La llegada del primer hijo despierta una mezcla de asombro y temor. Los padres describen ese instante como un choque entre la admiración ante el milagro de la vida y la abrumadora conciencia de su nueva responsabilidad.
Este nuevo título no se asimila de inmediato. Surgen dudas existenciales: ¿Cómo equilibrar la vida personal y laboral con la paternidad? ¿Se mantendrán los retos previos? La sociedad, que tradicionalmente exige fortaleza masculina, silencia estos miedos, exacerbando la sensación de soledad e incertidumbre.
Sin embargo, el vínculo con el bebé se construye gradualmente: en los primeros pañales, las noches en vela, las sonrisas y llantos, así nace un amor incondicional que impulsa a superar cualquier tipo de inseguridades.

La dinámica se transforma
En la pareja, la intimidad se redefine ante la prioridad del bebé, y algunos padres experimentan celos o desplazamiento, no por falta de amor hacia el hijo, sino por la pérdida de la conexión previa con la esposa. Se deja de ser el centro de atención mutua, ahora es el bebé el que atrae todas las miradas. Aquí, la comunicación y la paciencia son clave para forjar un nuevo equilibrio.
Simultáneamente, el círculo social cambia: amigos sin hijos mantienen sus rutinas de reuniones, de fiesta, de actividades deportivas y viajes mientras el nuevo padre navega en un mundo de horarios caóticos y prioridades renovadas, encontrando comprensión en otros que transitan la misma etapa.
Con el tiempo, los miedos dan paso a la seguridad. Los padres descubren instintos desconocidos, desarrollan su estilo único de crianza y celebran cada logro del hijo, desde los primeros pasos hasta las palabras iniciales. Este proceso no solo fortalece el vínculo filial, sino que redefine al hombre: el "yo" anterior se expande, integrando una faceta más compasiva y resiliente.

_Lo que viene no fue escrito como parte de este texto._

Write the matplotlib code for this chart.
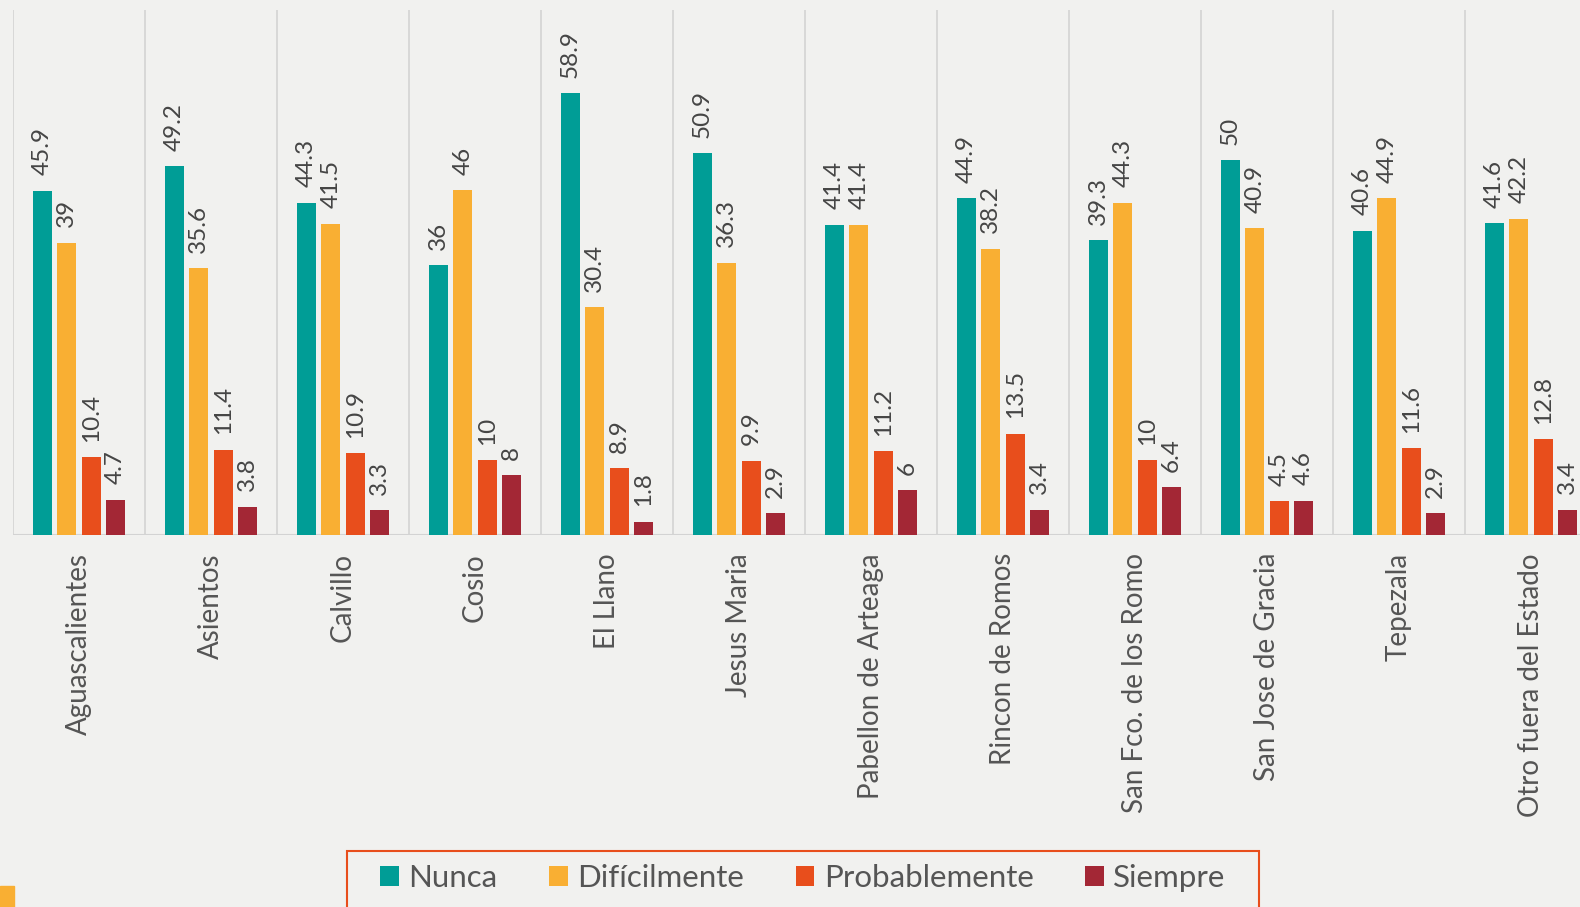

La paternidad según los santos

Los Doctores de la Iglesia, aunque desde una óptica religiosa, ofrecen reflexiones universales sobre este viaje. San Agustín vio en la paternidad, en la experiencia con su hijo Deodato, un espejo de la relación divina con la humanidad, donde la fragilidad del hijo confronta las propias imperfecciones, invitando a crecer en humildad.
San Juan Crisóstomo enfatizó el rol educativo del padre, advirtiendo que sus acciones son el primer evangelio del niño: un legado que impacta a toda la sociedad.
Santo Tomás de Aquino abordó el equilibrio entre firmeza y misericordia, recordando que corregir sin amor es tiranía, y amar sin límites, indiferencia. San Ambrosio, por su parte, alertó contra el orgullo vacío, subrayando que el ejemplo vale más que el título.
¿Qué legado construye la paternidad?
La paternidad trasciende lo biológico; es un espacio de transformación ética y emocional. Los desafíos actuales —equilibrar roles, gestionar miedos, mantener conexiones— dialogan con las advertencias de los Doctores: ser padre es un juicio constante sobre el uso del tiempo, el poder y el amor.
En un mundo que a veces trivializa esta experiencia, su esencia permanece intacta: un llamado a vivir con coherencia, donde cada acto modela no solo al hijo, sino al padre mismo. Como escribió San Agustín, los hijos no vienen para que les enseñemos a existir, sino para que nos muestren a nosotros cómo vivir.
En ese viaje, entre pañales y noches sin dormir, se descubre un amor que trasciende lo terrenal, uniendo a los padres del siglo XXI con las sabidurías de todos los tiempos.